The 2008 oppo file, obtained by Buzzfeed’s Andrew Kaczynski, contains over thirty pages on Bain that reference many of the same issues raised by Newt Gingrich, Rick Perry, and national Democrats recently.
“Under Romney’s Leadership, Bain Capital Had History Of Relentless Focus On Bottom Line, Improving Corporate Profits At Expense Of Local Workers,” the heading to one subsection reads. It goes on to list various news references to layoffs at companies bought out by the private equity firm under Romney and specifically notes cases where the candidate defended job losses. Among them, AMPAD, the defunct Indiana paper plant that Democrats and Republicans alike have used against Romney since his 1994 Senate run. According to McCain’s staff, AMPAD “fired its workers, and offered to bring them back at drastically reduced salary and benefits.”
McCain himself raised the issue of Bain’s layoffs in debates and on the campaign trail, though it never became a major focus of the race.
“I think he managed companies and he bought and he sold and sometimes people lost their jobs,” McCain said in one January 2008 debate. “That’s the nature of that business.”
Of course, things change.

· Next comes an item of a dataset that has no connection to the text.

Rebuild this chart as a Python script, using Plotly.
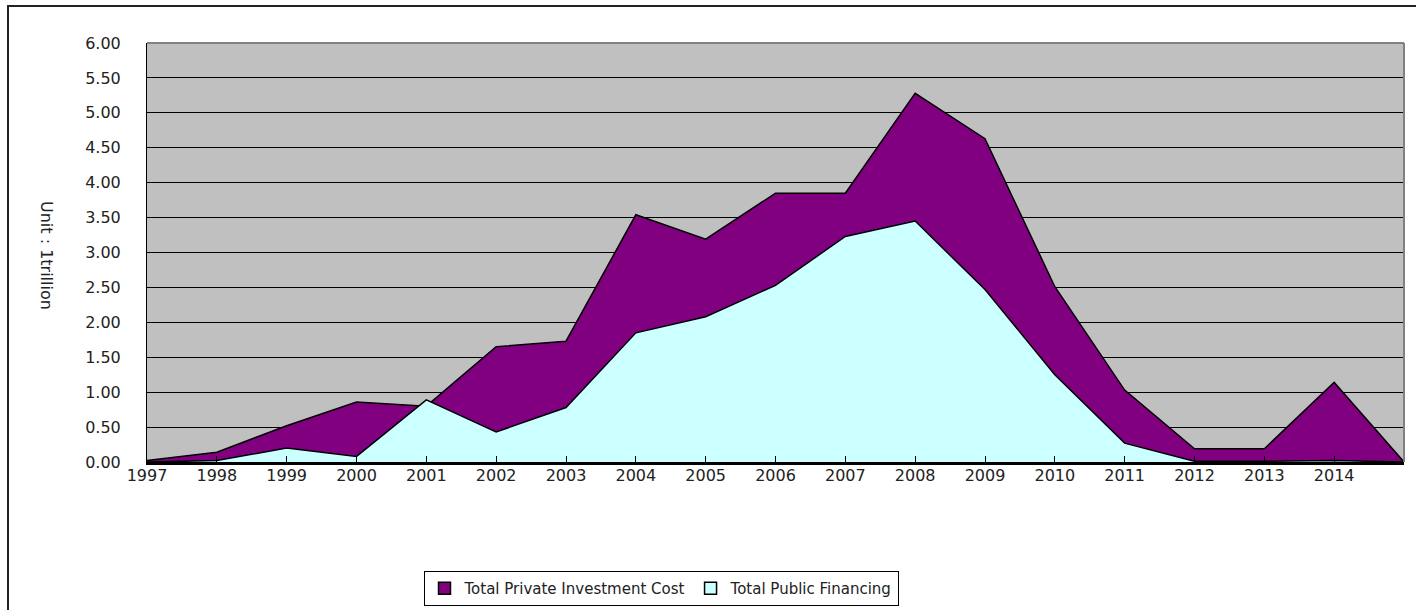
import plotly.graph_objects as go

years = ["1997", "1998", "1999", "2000", "2001", "2002", "2003", "2004", "2005",
         "2006", "2007", "2008", "2009", "2010", "2011", "2012", "2013", "2014", ""]
private_cost = [0.02, 0.14, 0.52, 0.86, 0.80, 1.65, 1.73, 3.54, 3.19, 3.85, 3.85,
                5.28, 4.63, 2.51, 1.03, 0.19, 0.19, 1.14, 0.00]
public_fin = [0.00, 0.02, 0.20, 0.08, 0.89, 0.43, 0.78, 1.85, 2.08, 2.53, 3.23,
              3.45, 2.47, 1.25, 0.27, 0.01, 0.01, 0.02, 0.00]
names = ["Total Private Investment Cost", "Total Public Financing"]
colors = ["#800080", "#CCFFFF"]

x = list(range(len(years)))

fig = go.Figure()
for vals, nm, col in zip([private_cost, public_fin], names, colors):
    fig.add_trace(go.Scatter(
        x=x, y=vals, name=nm, mode="lines", showlegend=False,
        fill="tozeroy", fillcolor=col, line=dict(color="black", width=1.5)))
for nm, col in zip(names, colors):
    fig.add_trace(go.Scatter(
        x=[None], y=[None], name=nm, mode="markers",
        marker=dict(symbol="square", size=12, color=col,
                    line=dict(color="black", width=1.5))))

L, R, T, B = 147, 12, 43, 148
W, H = 1416, 610
pw, ph = W - L - R, H - T - B

def px(v):
    return (v - L) / pw

def py(v):
    return (H - B - v) / ph

FONT = "DejaVu Sans, Verdana, sans-serif"

fig.update_layout(
    width=W, height=H,
    margin=dict(l=L, r=R, t=T, b=B, autoexpand=False),
    paper_bgcolor="white", plot_bgcolor="#C0C0C0",
    font=dict(family=FONT, size=16, color="#222"),
    showlegend=True,
    legend=dict(orientation="h", x=px(661), xanchor="center", y=py(606), yanchor="bottom",
                bordercolor="black", borderwidth=1, bgcolor="white",
                font=dict(size=15), itemwidth=30, traceorder="normal",
                tracegroupgap=0),
    xaxis=dict(range=[0, len(years) - 1], tickvals=x[:-1], ticktext=years[:-1],
               ticks="inside", ticklen=6, tickcolor="black", showgrid=False,
               showline=True, linecolor="black", linewidth=3, zeroline=False,
               ticklabelstandoff=-3, tickfont=dict(size=16)),
    yaxis=dict(range=[0, 6], dtick=0.5, tickformat=".2f", showgrid=True,
               gridcolor="black", gridwidth=1, showline=True, linecolor="black",
               linewidth=1, zeroline=False, ticks="", ticklabelstandoff=22,
               tickfont=dict(size=16)),
    shapes=[
        dict(type="line", xref="paper", yref="paper", x0=0, x1=1, y0=1, y1=1,
             line=dict(color="#808080", width=2)),
        dict(type="line", xref="paper", yref="paper", x0=1, x1=1, y0=0, y1=1,
             line=dict(color="#808080", width=2)),
        dict(type="rect", xref="paper", yref="paper", x0=px(8), x1=px(1430),
             y0=py(630), y1=py(6), line=dict(color="#222", width=2), layer="below"),
    ],
    annotations=[
        dict(text="Unit : 1trillion", textangle=90, xref="paper", yref="paper",
             x=px(47), y=py(255), xanchor="center", yanchor="middle",
             showarrow=False, font=dict(size=16)),
    ],
)

fig.write_html("out.html", config={"displayModeBar": False},
               post_script="document.body.style.margin='0';")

Now McCain is going after Gingrich and Perry in the strongest terms, even suggesting that they’re promoting Soviet-style economic tyranny.
“These attacks on, quote, Bain Capital is really kind of anathema to everything that we believe in,” McCain said recently. “We believe in job creation, and the record of Bain Captial is to take companies that would otherwise fail and restore them to some kind of viability, and sometimes that doesn’t work, but, you know, when it always works is a thing called communism, where you keep everybody in business.”